EXERCISE DESCRIPTION:
Copy out each line of the material in which the word "with" appears.
** start SUPPLIED DATA **
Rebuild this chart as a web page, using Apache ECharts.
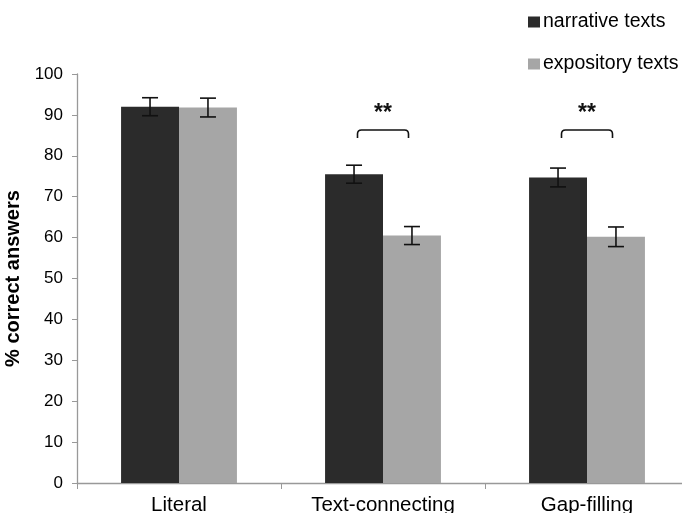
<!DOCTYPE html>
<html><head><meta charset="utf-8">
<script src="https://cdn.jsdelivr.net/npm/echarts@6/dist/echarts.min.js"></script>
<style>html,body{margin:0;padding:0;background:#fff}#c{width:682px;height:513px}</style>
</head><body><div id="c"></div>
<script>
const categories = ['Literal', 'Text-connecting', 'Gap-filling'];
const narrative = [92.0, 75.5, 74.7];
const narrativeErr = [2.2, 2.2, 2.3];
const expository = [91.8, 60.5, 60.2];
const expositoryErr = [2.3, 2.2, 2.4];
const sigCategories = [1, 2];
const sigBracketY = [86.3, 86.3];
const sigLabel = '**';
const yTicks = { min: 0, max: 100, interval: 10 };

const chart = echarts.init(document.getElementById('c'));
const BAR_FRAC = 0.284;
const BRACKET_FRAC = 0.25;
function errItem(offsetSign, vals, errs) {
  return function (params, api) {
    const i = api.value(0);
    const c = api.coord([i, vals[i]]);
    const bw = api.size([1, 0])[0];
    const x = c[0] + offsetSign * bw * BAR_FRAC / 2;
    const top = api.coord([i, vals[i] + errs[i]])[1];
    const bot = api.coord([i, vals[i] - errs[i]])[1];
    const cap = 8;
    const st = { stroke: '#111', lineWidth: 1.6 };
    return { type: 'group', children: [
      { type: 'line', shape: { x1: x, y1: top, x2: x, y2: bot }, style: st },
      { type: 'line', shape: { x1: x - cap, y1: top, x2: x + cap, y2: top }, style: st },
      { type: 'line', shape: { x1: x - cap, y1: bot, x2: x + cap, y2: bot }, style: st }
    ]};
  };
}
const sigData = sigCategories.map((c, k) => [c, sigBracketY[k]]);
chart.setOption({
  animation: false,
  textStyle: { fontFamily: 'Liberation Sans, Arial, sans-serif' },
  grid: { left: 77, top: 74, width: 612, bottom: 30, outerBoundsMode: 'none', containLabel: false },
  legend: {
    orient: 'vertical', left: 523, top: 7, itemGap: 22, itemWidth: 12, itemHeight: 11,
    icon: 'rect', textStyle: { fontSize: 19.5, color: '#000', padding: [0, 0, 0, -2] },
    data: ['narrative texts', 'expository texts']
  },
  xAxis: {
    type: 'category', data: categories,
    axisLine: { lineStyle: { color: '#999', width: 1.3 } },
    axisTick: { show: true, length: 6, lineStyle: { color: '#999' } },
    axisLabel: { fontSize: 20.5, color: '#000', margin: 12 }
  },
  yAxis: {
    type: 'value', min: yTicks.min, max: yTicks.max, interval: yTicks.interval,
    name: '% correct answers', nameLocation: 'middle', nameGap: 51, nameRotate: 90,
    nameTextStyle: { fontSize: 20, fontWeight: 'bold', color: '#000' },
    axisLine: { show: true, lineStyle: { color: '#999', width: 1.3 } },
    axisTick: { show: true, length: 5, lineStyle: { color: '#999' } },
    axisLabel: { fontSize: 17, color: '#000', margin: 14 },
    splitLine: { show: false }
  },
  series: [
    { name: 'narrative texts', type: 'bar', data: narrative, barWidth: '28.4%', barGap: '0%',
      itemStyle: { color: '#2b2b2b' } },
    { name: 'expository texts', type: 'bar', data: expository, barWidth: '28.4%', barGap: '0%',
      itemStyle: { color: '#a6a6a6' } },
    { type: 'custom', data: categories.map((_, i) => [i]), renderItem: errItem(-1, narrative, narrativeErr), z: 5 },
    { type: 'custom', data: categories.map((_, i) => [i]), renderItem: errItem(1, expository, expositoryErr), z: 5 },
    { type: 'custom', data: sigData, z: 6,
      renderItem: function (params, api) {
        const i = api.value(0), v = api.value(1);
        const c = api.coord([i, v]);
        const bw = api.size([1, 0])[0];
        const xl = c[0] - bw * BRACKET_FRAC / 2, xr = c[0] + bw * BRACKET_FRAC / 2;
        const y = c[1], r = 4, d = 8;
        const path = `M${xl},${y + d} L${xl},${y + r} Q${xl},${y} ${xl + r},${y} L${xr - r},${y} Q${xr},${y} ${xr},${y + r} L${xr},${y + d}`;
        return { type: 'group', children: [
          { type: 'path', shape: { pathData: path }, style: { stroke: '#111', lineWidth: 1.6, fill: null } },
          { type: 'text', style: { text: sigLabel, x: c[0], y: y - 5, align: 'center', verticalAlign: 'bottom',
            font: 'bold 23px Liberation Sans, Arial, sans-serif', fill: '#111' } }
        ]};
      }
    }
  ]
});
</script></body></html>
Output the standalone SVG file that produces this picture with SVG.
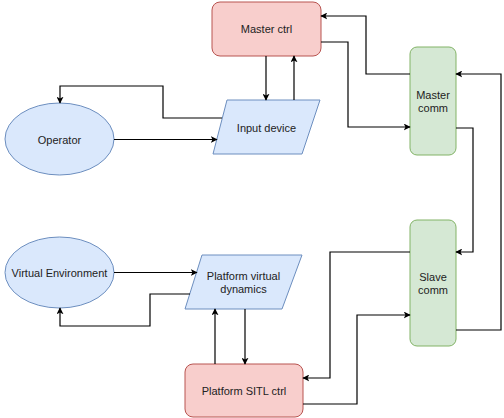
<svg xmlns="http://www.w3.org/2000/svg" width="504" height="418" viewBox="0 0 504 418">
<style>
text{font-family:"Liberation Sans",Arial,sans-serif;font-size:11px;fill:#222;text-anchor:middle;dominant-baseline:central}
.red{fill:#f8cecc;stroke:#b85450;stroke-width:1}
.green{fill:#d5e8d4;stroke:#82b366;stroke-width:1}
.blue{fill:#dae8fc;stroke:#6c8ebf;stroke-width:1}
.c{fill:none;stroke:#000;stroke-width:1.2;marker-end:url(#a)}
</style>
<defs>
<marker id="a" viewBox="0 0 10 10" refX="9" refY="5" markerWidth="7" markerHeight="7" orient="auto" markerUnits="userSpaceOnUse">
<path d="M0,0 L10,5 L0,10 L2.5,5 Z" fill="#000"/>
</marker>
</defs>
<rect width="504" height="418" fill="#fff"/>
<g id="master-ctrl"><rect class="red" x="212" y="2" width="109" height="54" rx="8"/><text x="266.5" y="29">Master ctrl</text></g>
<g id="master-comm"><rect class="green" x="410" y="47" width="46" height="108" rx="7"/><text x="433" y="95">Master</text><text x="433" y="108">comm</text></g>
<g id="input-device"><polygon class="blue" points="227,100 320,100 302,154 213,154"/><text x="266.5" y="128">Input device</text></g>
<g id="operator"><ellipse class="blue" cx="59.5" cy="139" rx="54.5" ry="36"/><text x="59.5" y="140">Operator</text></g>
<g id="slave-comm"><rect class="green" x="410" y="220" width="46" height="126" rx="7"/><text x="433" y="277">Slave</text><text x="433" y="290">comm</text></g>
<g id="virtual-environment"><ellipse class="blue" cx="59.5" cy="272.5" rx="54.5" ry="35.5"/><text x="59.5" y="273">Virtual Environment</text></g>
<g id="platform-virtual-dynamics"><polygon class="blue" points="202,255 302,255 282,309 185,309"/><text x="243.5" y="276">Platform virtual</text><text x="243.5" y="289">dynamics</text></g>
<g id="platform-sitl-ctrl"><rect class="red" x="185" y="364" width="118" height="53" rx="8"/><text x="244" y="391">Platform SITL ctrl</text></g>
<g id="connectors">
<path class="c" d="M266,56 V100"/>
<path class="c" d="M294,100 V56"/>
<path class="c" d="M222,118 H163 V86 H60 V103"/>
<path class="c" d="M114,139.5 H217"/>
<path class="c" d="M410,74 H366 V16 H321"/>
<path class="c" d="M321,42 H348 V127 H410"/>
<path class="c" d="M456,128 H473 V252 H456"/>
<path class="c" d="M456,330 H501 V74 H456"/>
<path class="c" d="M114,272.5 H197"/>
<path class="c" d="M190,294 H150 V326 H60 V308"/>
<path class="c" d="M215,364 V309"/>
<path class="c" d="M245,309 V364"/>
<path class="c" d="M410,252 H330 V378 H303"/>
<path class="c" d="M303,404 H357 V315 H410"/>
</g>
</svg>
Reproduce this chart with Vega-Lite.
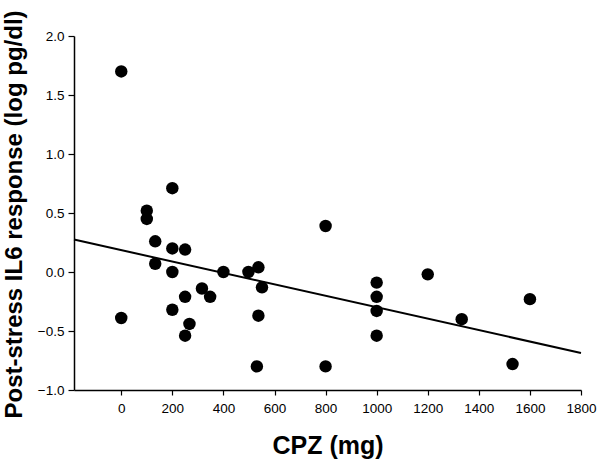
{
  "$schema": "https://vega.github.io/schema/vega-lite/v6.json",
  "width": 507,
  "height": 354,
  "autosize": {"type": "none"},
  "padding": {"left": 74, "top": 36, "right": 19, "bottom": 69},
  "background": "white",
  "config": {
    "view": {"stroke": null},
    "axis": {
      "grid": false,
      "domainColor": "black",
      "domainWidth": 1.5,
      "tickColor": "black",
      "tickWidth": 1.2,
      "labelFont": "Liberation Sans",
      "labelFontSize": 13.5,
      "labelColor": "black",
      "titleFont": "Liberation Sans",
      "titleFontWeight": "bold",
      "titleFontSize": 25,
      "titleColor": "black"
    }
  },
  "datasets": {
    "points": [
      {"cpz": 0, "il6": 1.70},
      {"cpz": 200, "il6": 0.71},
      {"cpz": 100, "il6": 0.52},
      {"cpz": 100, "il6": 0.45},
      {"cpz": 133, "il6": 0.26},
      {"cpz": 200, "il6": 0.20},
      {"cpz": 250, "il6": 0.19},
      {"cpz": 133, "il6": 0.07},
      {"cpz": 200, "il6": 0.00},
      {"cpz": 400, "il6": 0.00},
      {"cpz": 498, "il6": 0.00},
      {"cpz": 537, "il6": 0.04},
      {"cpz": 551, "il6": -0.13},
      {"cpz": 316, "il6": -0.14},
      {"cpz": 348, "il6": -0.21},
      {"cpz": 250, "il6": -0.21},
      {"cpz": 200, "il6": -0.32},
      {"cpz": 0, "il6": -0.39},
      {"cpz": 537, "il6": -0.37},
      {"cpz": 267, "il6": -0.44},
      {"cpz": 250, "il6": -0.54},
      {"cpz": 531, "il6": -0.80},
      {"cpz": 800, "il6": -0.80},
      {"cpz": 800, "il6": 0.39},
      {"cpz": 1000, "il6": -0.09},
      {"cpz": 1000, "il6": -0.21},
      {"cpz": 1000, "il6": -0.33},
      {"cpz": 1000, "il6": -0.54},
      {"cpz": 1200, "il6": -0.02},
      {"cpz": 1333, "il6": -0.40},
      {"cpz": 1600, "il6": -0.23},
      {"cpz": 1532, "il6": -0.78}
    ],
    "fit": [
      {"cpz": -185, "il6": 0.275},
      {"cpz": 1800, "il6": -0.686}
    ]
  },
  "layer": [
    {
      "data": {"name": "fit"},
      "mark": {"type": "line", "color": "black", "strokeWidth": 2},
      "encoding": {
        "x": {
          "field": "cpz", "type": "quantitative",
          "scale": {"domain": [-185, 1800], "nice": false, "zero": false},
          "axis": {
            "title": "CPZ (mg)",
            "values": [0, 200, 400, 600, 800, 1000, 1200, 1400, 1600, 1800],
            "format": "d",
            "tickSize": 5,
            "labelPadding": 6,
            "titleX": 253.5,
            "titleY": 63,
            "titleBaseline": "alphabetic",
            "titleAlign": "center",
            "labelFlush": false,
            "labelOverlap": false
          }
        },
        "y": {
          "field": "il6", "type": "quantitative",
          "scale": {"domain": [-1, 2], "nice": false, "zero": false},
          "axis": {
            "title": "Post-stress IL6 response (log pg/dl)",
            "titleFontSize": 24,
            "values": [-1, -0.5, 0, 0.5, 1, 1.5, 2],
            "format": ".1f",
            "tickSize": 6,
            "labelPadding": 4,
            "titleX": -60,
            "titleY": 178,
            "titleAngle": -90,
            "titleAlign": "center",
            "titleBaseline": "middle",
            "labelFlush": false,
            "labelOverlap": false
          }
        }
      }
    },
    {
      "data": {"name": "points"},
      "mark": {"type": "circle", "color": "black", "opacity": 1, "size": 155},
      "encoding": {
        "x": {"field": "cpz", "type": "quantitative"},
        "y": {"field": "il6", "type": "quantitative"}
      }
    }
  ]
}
** end SUPPLIED DATA **
EXERCISE OUTPUT:
Output the standalone SVG file that produces this picture with SVG.
Reproduce this chart with Vega-Lite.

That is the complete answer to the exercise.